• _Your objective_:
Copy all of the material word for word, except for the pictures.

• _Available data_:
_____
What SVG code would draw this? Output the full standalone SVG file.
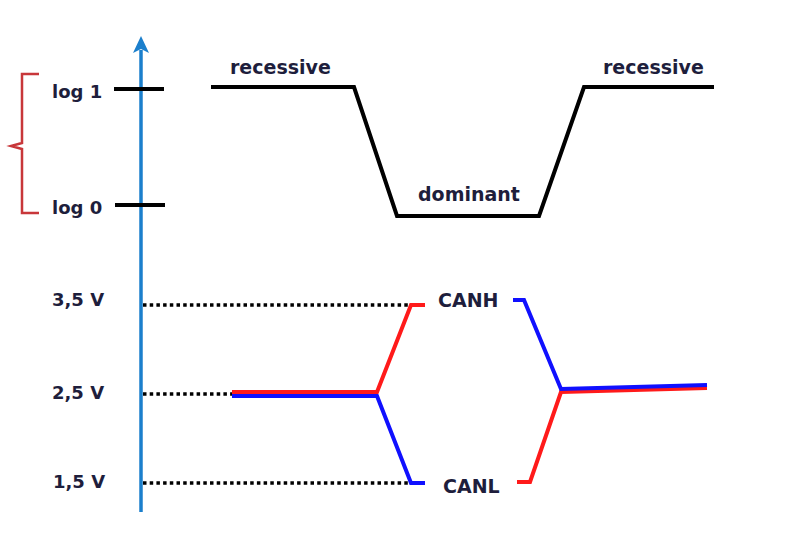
<svg xmlns="http://www.w3.org/2000/svg" width="812" height="540" viewBox="0 0 812 540">
<style>
text{font-family:"DejaVu Sans","Liberation Sans",sans-serif;font-weight:bold;font-size:19px;fill:#1e1e3c}
.lbl{font-size:18px}
.tick{stroke:#000;stroke-width:4;fill:none}
.sig{fill:none;stroke-width:4;stroke-linejoin:miter}
.dot{stroke:#000;stroke-width:3.5;stroke-dasharray:3.5 3.2;fill:none}
</style>
<rect width="812" height="540" fill="#fff"/>
<g id="axis">
<line x1="141" y1="50" x2="141" y2="512" stroke="#1b7fcc" stroke-width="3.5"/>
<polygon points="141,36 149,53 141,49 133,53" fill="#1b7fcc"/>
</g>
<g id="bracket">
<path d="M39,74 H22 V143 L11,146 L22,149 V213 H39" fill="none" stroke="#c8373a" stroke-width="2.5"/>
</g>
<g id="ticks">
<line class="tick" x1="114" y1="89" x2="164" y2="89"/>
<line class="tick" x1="115" y1="205" x2="165" y2="205"/>
</g>
<g id="labels">
<text class="lbl" x="52" y="98">log 1</text>
<text class="lbl" x="52" y="214">log 0</text>
<text class="lbl" x="52" y="306">3,5 V</text>
<text class="lbl" x="52" y="399">2,5 V</text>
<text class="lbl" x="53" y="488">1,5 V</text>
</g>
<g id="connectors">
<line class="dot" x1="143" y1="305" x2="412" y2="305"/>
<line class="dot" x1="143" y1="394" x2="234" y2="394"/>
<line class="dot" x1="143" y1="483" x2="412" y2="483"/>
</g>
<g id="logic">
<path class="sig" stroke="#000" d="M211,87 H354 L397,216 H539 L584,87 H714"/>
<text x="230" y="74">recessive</text>
<text x="418" y="201">dominant</text>
<text x="603" y="74">recessive</text>
</g>
<g id="canh">
<path class="sig" stroke="#ff1a1a" d="M232,392 H377 L411,305 H425"/>
<path class="sig" stroke="#ff1a1a" d="M517,482 H530 L561,392 L707,388"/>
<text x="438" y="307">CANH</text>
</g>
<g id="canl">
<path class="sig" stroke="#1010ff" d="M232,396 H377 L411,483 H425"/>
<path class="sig" stroke="#1010ff" d="M513,300 H524 L561,389 L707,385"/>
<text x="443" y="493">CANL</text>
</g>
</svg>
_____
• _Written reply_:
What SVG code would draw this? Output the full standalone SVG file.
<svg xmlns="http://www.w3.org/2000/svg" width="812" height="540" viewBox="0 0 812 540">
<style>
text{font-family:"DejaVu Sans","Liberation Sans",sans-serif;font-weight:bold;font-size:19px;fill:#1e1e3c}
.lbl{font-size:18px}
.tick{stroke:#000;stroke-width:4;fill:none}
.sig{fill:none;stroke-width:4;stroke-linejoin:miter}
.dot{stroke:#000;stroke-width:3.5;stroke-dasharray:3.5 3.2;fill:none}
</style>
<rect width="812" height="540" fill="#fff"/>
<g id="axis">
<line x1="141" y1="50" x2="141" y2="512" stroke="#1b7fcc" stroke-width="3.5"/>
<polygon points="141,36 149,53 141,49 133,53" fill="#1b7fcc"/>
</g>
<g id="bracket">
<path d="M39,74 H22 V143 L11,146 L22,149 V213 H39" fill="none" stroke="#c8373a" stroke-width="2.5"/>
</g>
<g id="ticks">
<line class="tick" x1="114" y1="89" x2="164" y2="89"/>
<line class="tick" x1="115" y1="205" x2="165" y2="205"/>
</g>
<g id="labels">
<text class="lbl" x="52" y="98">log 1</text>
<text class="lbl" x="52" y="214">log 0</text>
<text class="lbl" x="52" y="306">3,5 V</text>
<text class="lbl" x="52" y="399">2,5 V</text>
<text class="lbl" x="53" y="488">1,5 V</text>
</g>
<g id="connectors">
<line class="dot" x1="143" y1="305" x2="412" y2="305"/>
<line class="dot" x1="143" y1="394" x2="234" y2="394"/>
<line class="dot" x1="143" y1="483" x2="412" y2="483"/>
</g>
<g id="logic">
<path class="sig" stroke="#000" d="M211,87 H354 L397,216 H539 L584,87 H714"/>
<text x="230" y="74">recessive</text>
<text x="418" y="201">dominant</text>
<text x="603" y="74">recessive</text>
</g>
<g id="canh">
<path class="sig" stroke="#ff1a1a" d="M232,392 H377 L411,305 H425"/>
<path class="sig" stroke="#ff1a1a" d="M517,482 H530 L561,392 L707,388"/>
<text x="438" y="307">CANH</text>
</g>
<g id="canl">
<path class="sig" stroke="#1010ff" d="M232,396 H377 L411,483 H425"/>
<path class="sig" stroke="#1010ff" d="M513,300 H524 L561,389 L707,385"/>
<text x="443" y="493">CANL</text>
</g>
</svg>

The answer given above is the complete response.